§ Problem details:
Give every line of the data again, unchanged, but with no pictures.

§ Information supplied:
= = = = = = =
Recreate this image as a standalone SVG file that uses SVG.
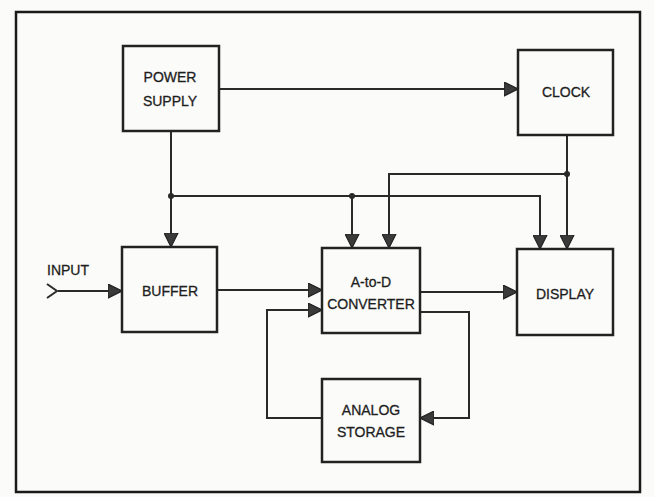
<svg xmlns="http://www.w3.org/2000/svg" width="654" height="497" viewBox="0 0 654 497">
<defs>
<style>
.box{fill:none;stroke:#222;stroke-width:2.5}
.ln{fill:none;stroke:#2a2a2a;stroke-width:2}
.t{font-family:"Liberation Sans",Arial,sans-serif;font-size:14px;fill:#1e1e1e;text-anchor:middle;stroke:#1e1e1e;stroke-width:0.3}
.dot{fill:#2a2a2a}
</style>
<marker id="ah" markerUnits="userSpaceOnUse" markerWidth="15" markerHeight="15" refX="12" refY="6.5" viewBox="0 0 13 13" orient="auto">
<path d="M0,0.5 L12,6.5 L0,12.5 z" fill="#3a3a3a" stroke="#222" stroke-width="1"/>
</marker>
</defs>
<rect x="0" y="0" width="654" height="497" fill="#fbfbf9"/>
<rect x="16" y="12" width="624" height="480" fill="none" stroke="#1a1a1a" stroke-width="2.5"/>

<g id="connectors">
<path class="ln" d="M219,89 H518" marker-end="url(#ah)"/>
<path class="ln" d="M171,131 V247" marker-end="url(#ah)"/>
<path class="ln" d="M171,196 H540 V249" marker-end="url(#ah)"/>
<path class="ln" d="M352,196 V248" marker-end="url(#ah)"/>
<path class="ln" d="M567,135 V249" marker-end="url(#ah)"/>
<path class="ln" d="M567,174 H389 V248" marker-end="url(#ah)"/>
<path class="ln" d="M58,291 H122" marker-end="url(#ah)"/>
<path class="ln" d="M47,284 L57,291 L47,298"/>
<path class="ln" d="M217,290 H322" marker-end="url(#ah)"/>
<path class="ln" d="M420,292 H517" marker-end="url(#ah)"/>
<path class="ln" d="M420,312 H469 V418 H420" marker-end="url(#ah)"/>
<path class="ln" d="M322,418 H267 V310 H322" marker-end="url(#ah)"/>
<circle class="dot" cx="171" cy="196" r="3"/>
<circle class="dot" cx="352" cy="196" r="3"/>
<circle class="dot" cx="567" cy="174" r="3"/>
</g>

<g id="power-supply">
<rect class="box" x="123" y="46" width="96" height="85"/>
<text class="t" x="170" y="82">POWER</text>
<text class="t" x="170" y="106">SUPPLY</text>
</g>
<g id="clock">
<rect class="box" x="518" y="50" width="95" height="85"/>
<text class="t" x="566" y="97">CLOCK</text>
</g>
<g id="input">
<text class="t" x="68" y="275">INPUT</text>
</g>
<g id="buffer">
<rect class="box" x="122" y="247" width="95" height="85"/>
<text class="t" x="170" y="296">BUFFER</text>
</g>
<g id="adc">
<rect class="box" x="322" y="248" width="98" height="85"/>
<text class="t" x="371" y="287">A-to-D</text>
<text class="t" x="371" y="309">CONVERTER</text>
</g>
<g id="display">
<rect class="box" x="517" y="249" width="96" height="86"/>
<text class="t" x="565" y="299">DISPLAY</text>
</g>
<g id="analog-storage">
<rect class="box" x="322" y="379" width="98" height="83"/>
<text class="t" x="371" y="415">ANALOG</text>
<text class="t" x="371" y="437">STORAGE</text>
</g>
</svg>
= = = = = = =
§ Result for this task:
Recreate this image as a standalone SVG file that uses SVG.
<svg xmlns="http://www.w3.org/2000/svg" width="654" height="497" viewBox="0 0 654 497">
<defs>
<style>
.box{fill:none;stroke:#222;stroke-width:2.5}
.ln{fill:none;stroke:#2a2a2a;stroke-width:2}
.t{font-family:"Liberation Sans",Arial,sans-serif;font-size:14px;fill:#1e1e1e;text-anchor:middle;stroke:#1e1e1e;stroke-width:0.3}
.dot{fill:#2a2a2a}
</style>
<marker id="ah" markerUnits="userSpaceOnUse" markerWidth="15" markerHeight="15" refX="12" refY="6.5" viewBox="0 0 13 13" orient="auto">
<path d="M0,0.5 L12,6.5 L0,12.5 z" fill="#3a3a3a" stroke="#222" stroke-width="1"/>
</marker>
</defs>
<rect x="0" y="0" width="654" height="497" fill="#fbfbf9"/>
<rect x="16" y="12" width="624" height="480" fill="none" stroke="#1a1a1a" stroke-width="2.5"/>

<g id="connectors">
<path class="ln" d="M219,89 H518" marker-end="url(#ah)"/>
<path class="ln" d="M171,131 V247" marker-end="url(#ah)"/>
<path class="ln" d="M171,196 H540 V249" marker-end="url(#ah)"/>
<path class="ln" d="M352,196 V248" marker-end="url(#ah)"/>
<path class="ln" d="M567,135 V249" marker-end="url(#ah)"/>
<path class="ln" d="M567,174 H389 V248" marker-end="url(#ah)"/>
<path class="ln" d="M58,291 H122" marker-end="url(#ah)"/>
<path class="ln" d="M47,284 L57,291 L47,298"/>
<path class="ln" d="M217,290 H322" marker-end="url(#ah)"/>
<path class="ln" d="M420,292 H517" marker-end="url(#ah)"/>
<path class="ln" d="M420,312 H469 V418 H420" marker-end="url(#ah)"/>
<path class="ln" d="M322,418 H267 V310 H322" marker-end="url(#ah)"/>
<circle class="dot" cx="171" cy="196" r="3"/>
<circle class="dot" cx="352" cy="196" r="3"/>
<circle class="dot" cx="567" cy="174" r="3"/>
</g>

<g id="power-supply">
<rect class="box" x="123" y="46" width="96" height="85"/>
<text class="t" x="170" y="82">POWER</text>
<text class="t" x="170" y="106">SUPPLY</text>
</g>
<g id="clock">
<rect class="box" x="518" y="50" width="95" height="85"/>
<text class="t" x="566" y="97">CLOCK</text>
</g>
<g id="input">
<text class="t" x="68" y="275">INPUT</text>
</g>
<g id="buffer">
<rect class="box" x="122" y="247" width="95" height="85"/>
<text class="t" x="170" y="296">BUFFER</text>
</g>
<g id="adc">
<rect class="box" x="322" y="248" width="98" height="85"/>
<text class="t" x="371" y="287">A-to-D</text>
<text class="t" x="371" y="309">CONVERTER</text>
</g>
<g id="display">
<rect class="box" x="517" y="249" width="96" height="86"/>
<text class="t" x="565" y="299">DISPLAY</text>
</g>
<g id="analog-storage">
<rect class="box" x="322" y="379" width="98" height="83"/>
<text class="t" x="371" y="415">ANALOG</text>
<text class="t" x="371" y="437">STORAGE</text>
</g>
</svg>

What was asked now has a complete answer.